Three months into 2026 and time to try to review where I am with my non-CORE work. As ever with me, this is a mix of looking back, looking further back and looking forward. I am slowly moving forward and trying to achieve more work outside the dominant grant funded and peer-review publication driven research world in our field.
Short view back: so far in 2026!
No peer-reviewed papers out. I can plead it’s been a tough six months personally and if anyone is interested in that have a look at my three posts in my personal site covering that: here, here and here. Having said that, Clara and I have a couple of OK papers out in review stages and we two more that I’ll be very proud of if they do get published. However, in my last post here, my review of 2025, I said:
“One reason I am a bit vague about my paper output is that I’ve become increasingly conscious of the problems of the 21st Century research/academic world being so organised around peer-reviewed journal publication and I’ve been trying to give more of my time and energy to creating other resources …“
And that remains true. I’m increasingly convinced that this research world, as it impinges on psychosocial interventions, is not how we should be working and is structured to keep moving away from what we need. I hope to be arguing more of that in the second half of 2026 with luck, but for now I’ll just summarise where I am getting to with the things I am trying to do that are outside that peer-reviewed publication driven world: the glossary to the “OMbook” that Jo-anne and got out in 2023, my “Rblog“, my shiny apps and, for the geeks, my R package: CECPfuns.

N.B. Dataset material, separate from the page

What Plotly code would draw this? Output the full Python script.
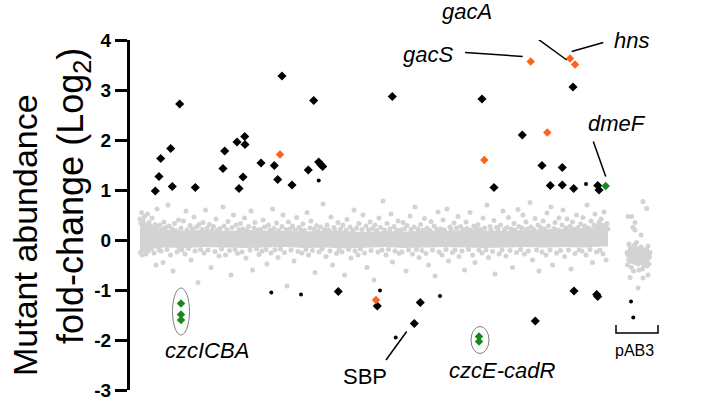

I’ve added nothing to the CECPfuns package in 2026, however the glossary has 22 new entries taking it to 437. The Rblog is only up by another one entry about weighted kappa (there’s another that seems to be broken and I haven’t had time to debug that!). I have only added one shiny app so far this year. That gives you a forest plot of rates if you give it your data. Here’s a small example.

I did also radically improve the page that analyses the shiny app usage stats giving it a nice interactive table which is also quite a good way to see what apps are there.
Longer view back (1998)
Some time this year I noticed that back in 1998 I had added this to a forerunner of my shiny apps.
“Final caveat
Always remember that measures only measure part of the human condition and don’t always do that well. Such methods should always be used in parallel with other ways of reviewing clinical work.“
I like that: short, important and to the point! It also touches one of the ways that I think our research world, at least in the global north, has lost its way. When I scan the journals, the Society for Psychotherapy Research conference presentations and the alerts that I get of new papers out from some of the leading researchers that I still follow I am sure we have lost our way. One issue, but not the main one, is that it is all so quantitative. My main research skills are quantitative so why am I criticising this? Because of that caution above that I felt the need to write nearly 30 years ago. We need quantitative research but it needs to be self-critical, to discuss its findings with some humility and more than just tokenistic reviews of the limitations. That’s not what I am seeing. I hope to be doing more, including in peer-reviewed papers, and in my other resources, to articulate these issues.
Looking forward: Q3 and Q4 of 2026
So that takes me nicely to looking forward: to where I hope to be working in the second half of this year. The eagle eyed among you will immediately ask “what about Q2?!” … well I hope to be moving house, switching my “semigration” base in France from up in the Alps to the Charente (I hope). If all the formalities and legalities go to plan that should happen in May and I am telling myself that if I put most of my energies in Q2 into relocating and reorienting myself then I will achieve more beyond that. Fingers crossed!